→ Exercise objective: Below is a listing to transcribe in full and exactly; keep the pictures out.

→ Collected material:
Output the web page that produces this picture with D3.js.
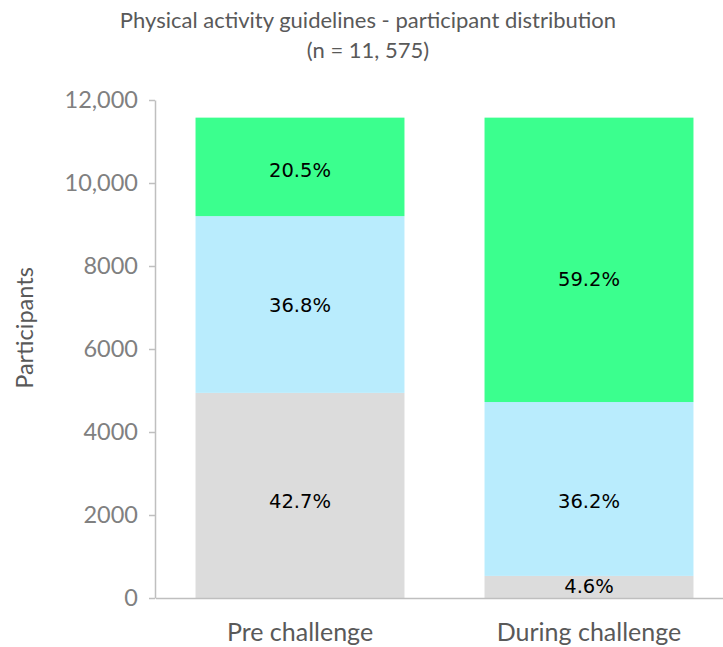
<!DOCTYPE html>
<html>
<head>
<meta charset="utf-8">
<script src="https://cdn.jsdelivr.net/npm/d3@7"></script>
<style>
  html, body { margin: 0; padding: 0; background: #fff; }
  svg { display: block; }
</style>
</head>
<body>
<svg id="chart" width="723" height="647"></svg>
<script>
// ---- data ----
const titleLines = ["Physical activity guidelines - participant distribution", "(n = 11, 575)"];
const totalN = 11575;
const categories = ["Pre challenge", "During challenge"];
const seriesNames = ["Not meeting", "Partially meeting", "Meeting"];
const seriesColors = ["#DCDCDC", "#B9ECFD", "#3BFF8E"];
const notMeetingPct = [42.7, 4.6];
const partiallyPct = [36.8, 36.2];
const meetingPct = [20.5, 59.2];
const yTicks = [0, 2000, 4000, 6000, 8000, 10000, 12000];
const yTickLabels = ["0", "2000", "4000", "6000", "8000", "10,000", "12,000"];
const yLabel = "Participants";

// ---- build table ----
const pctSeries = [notMeetingPct, partiallyPct, meetingPct];
const rows = categories.map((c, i) => {
  const r = { category: c };
  seriesNames.forEach((s, k) => { r[s] = pctSeries[k][i] * totalN / 100; r[s + "_pct"] = pctSeries[k][i]; });
  return r;
});

const svg = d3.select("#chart");
const x = d3.scaleBand().domain(categories).range([155.5, 733.5]).paddingInner(0.277).paddingOuter(0.1385);
const y = d3.scaleLinear().domain([0, 12000]).range([598, 100]);

const stacked = d3.stack().keys(seriesNames)(rows);

// bars
const g = svg.append("g");
stacked.forEach((layer, k) => {
  g.selectAll(null).data(layer).enter().append("rect")
    .attr("x", d => x(d.data.category))
    .attr("width", x.bandwidth())
    .attr("y", d => y(d[1]))
    .attr("height", d => y(d[0]) - y(d[1]))
    .attr("fill", seriesColors[k]);
});

// data labels (small vertical nudges, as placed in the original)
const labelNudge = [[6, -1], [0, 12], [3, 19]];
stacked.forEach((layer, k) => {
  g.selectAll(null).data(layer).enter().append("text")
    .attr("x", d => x(d.data.category) + x.bandwidth() / 2)
    .attr("y", (d, i) => (y(d[0]) + y(d[1])) / 2 + labelNudge[k][i])
    .attr("dy", "0.36em")
    .attr("text-anchor", "middle")
    .style("font-family", "'DejaVu Sans', Verdana, sans-serif")
    .style("font-size", "19.5px")
    .attr("fill", "#000")
    .text(d => d3.format(".1f")(d.data[seriesNames[k] + "_pct"]) + "%");
});

// y axis
const yAxis = d3.axisLeft(y).tickValues(yTicks)
  .tickFormat((d, i) => yTickLabels[i]).tickSize(6).tickPadding(11).tickSizeOuter(0);
const yg = svg.append("g").attr("transform", "translate(155,0)").call(yAxis);
yg.select(".domain").attr("stroke", "#BFBFBF").attr("stroke-width", 1.5);
yg.selectAll(".tick line").attr("stroke", "#BFBFBF").attr("stroke-width", 1.5);
yg.selectAll(".tick text")
  .style("font-family", "Lato, 'Open Sans', sans-serif")
  .style("font-size", "23.5px")
  .attr("fill", "#808080");

// x axis
const xAxis = d3.axisBottom(x).tickSize(0).tickPadding(43).tickSizeOuter(0);
const xg = svg.append("g").attr("transform", "translate(0,598)").call(xAxis);
xg.select(".domain").attr("stroke", "#BFBFBF").attr("stroke-width", 1.5);
xg.selectAll(".tick text")
  .attr("dy", 0)
  .style("font-family", "Lato, 'Open Sans', sans-serif")
  .style("font-size", "25px")
  .attr("fill", "#595959");

// y label
svg.append("text")
  .attr("transform", "translate(33,328) rotate(-90)")
  .attr("text-anchor", "middle")
  .style("font-family", "Lato, 'Open Sans', sans-serif")
  .style("font-size", "23.5px")
  .attr("fill", "#595959")
  .text(yLabel);

// title
svg.append("g").selectAll("text").data(titleLines).enter().append("text")
  .attr("x", 368)
  .attr("y", (d, i) => 28 + i * 30)
  .attr("text-anchor", "middle")
  .style("font-family", "Lato, 'Open Sans', sans-serif")
  .style("font-size", "22px")
  .attr("fill", "#595959")
  .text(d => d);
</script>
</body>
</html>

→ Response to this exercise:
Output the web page that produces this picture with D3.js.
<!DOCTYPE html>
<html>
<head>
<meta charset="utf-8">
<script src="https://cdn.jsdelivr.net/npm/d3@7"></script>
<style>
  html, body { margin: 0; padding: 0; background: #fff; }
  svg { display: block; }
</style>
</head>
<body>
<svg id="chart" width="723" height="647"></svg>
<script>
// ---- data ----
const titleLines = ["Physical activity guidelines - participant distribution", "(n = 11, 575)"];
const totalN = 11575;
const categories = ["Pre challenge", "During challenge"];
const seriesNames = ["Not meeting", "Partially meeting", "Meeting"];
const seriesColors = ["#DCDCDC", "#B9ECFD", "#3BFF8E"];
const notMeetingPct = [42.7, 4.6];
const partiallyPct = [36.8, 36.2];
const meetingPct = [20.5, 59.2];
const yTicks = [0, 2000, 4000, 6000, 8000, 10000, 12000];
const yTickLabels = ["0", "2000", "4000", "6000", "8000", "10,000", "12,000"];
const yLabel = "Participants";

// ---- build table ----
const pctSeries = [notMeetingPct, partiallyPct, meetingPct];
const rows = categories.map((c, i) => {
  const r = { category: c };
  seriesNames.forEach((s, k) => { r[s] = pctSeries[k][i] * totalN / 100; r[s + "_pct"] = pctSeries[k][i]; });
  return r;
});

const svg = d3.select("#chart");
const x = d3.scaleBand().domain(categories).range([155.5, 733.5]).paddingInner(0.277).paddingOuter(0.1385);
const y = d3.scaleLinear().domain([0, 12000]).range([598, 100]);

const stacked = d3.stack().keys(seriesNames)(rows);

// bars
const g = svg.append("g");
stacked.forEach((layer, k) => {
  g.selectAll(null).data(layer).enter().append("rect")
    .attr("x", d => x(d.data.category))
    .attr("width", x.bandwidth())
    .attr("y", d => y(d[1]))
    .attr("height", d => y(d[0]) - y(d[1]))
    .attr("fill", seriesColors[k]);
});

// data labels (small vertical nudges, as placed in the original)
const labelNudge = [[6, -1], [0, 12], [3, 19]];
stacked.forEach((layer, k) => {
  g.selectAll(null).data(layer).enter().append("text")
    .attr("x", d => x(d.data.category) + x.bandwidth() / 2)
    .attr("y", (d, i) => (y(d[0]) + y(d[1])) / 2 + labelNudge[k][i])
    .attr("dy", "0.36em")
    .attr("text-anchor", "middle")
    .style("font-family", "'DejaVu Sans', Verdana, sans-serif")
    .style("font-size", "19.5px")
    .attr("fill", "#000")
    .text(d => d3.format(".1f")(d.data[seriesNames[k] + "_pct"]) + "%");
});

// y axis
const yAxis = d3.axisLeft(y).tickValues(yTicks)
  .tickFormat((d, i) => yTickLabels[i]).tickSize(6).tickPadding(11).tickSizeOuter(0);
const yg = svg.append("g").attr("transform", "translate(155,0)").call(yAxis);
yg.select(".domain").attr("stroke", "#BFBFBF").attr("stroke-width", 1.5);
yg.selectAll(".tick line").attr("stroke", "#BFBFBF").attr("stroke-width", 1.5);
yg.selectAll(".tick text")
  .style("font-family", "Lato, 'Open Sans', sans-serif")
  .style("font-size", "23.5px")
  .attr("fill", "#808080");

// x axis
const xAxis = d3.axisBottom(x).tickSize(0).tickPadding(43).tickSizeOuter(0);
const xg = svg.append("g").attr("transform", "translate(0,598)").call(xAxis);
xg.select(".domain").attr("stroke", "#BFBFBF").attr("stroke-width", 1.5);
xg.selectAll(".tick text")
  .attr("dy", 0)
  .style("font-family", "Lato, 'Open Sans', sans-serif")
  .style("font-size", "25px")
  .attr("fill", "#595959");

// y label
svg.append("text")
  .attr("transform", "translate(33,328) rotate(-90)")
  .attr("text-anchor", "middle")
  .style("font-family", "Lato, 'Open Sans', sans-serif")
  .style("font-size", "23.5px")
  .attr("fill", "#595959")
  .text(yLabel);

// title
svg.append("g").selectAll("text").data(titleLines).enter().append("text")
  .attr("x", 368)
  .attr("y", (d, i) => 28 + i * 30)
  .attr("text-anchor", "middle")
  .style("font-family", "Lato, 'Open Sans', sans-serif")
  .style("font-size", "22px")
  .attr("fill", "#595959")
  .text(d => d);
</script>
</body>
</html>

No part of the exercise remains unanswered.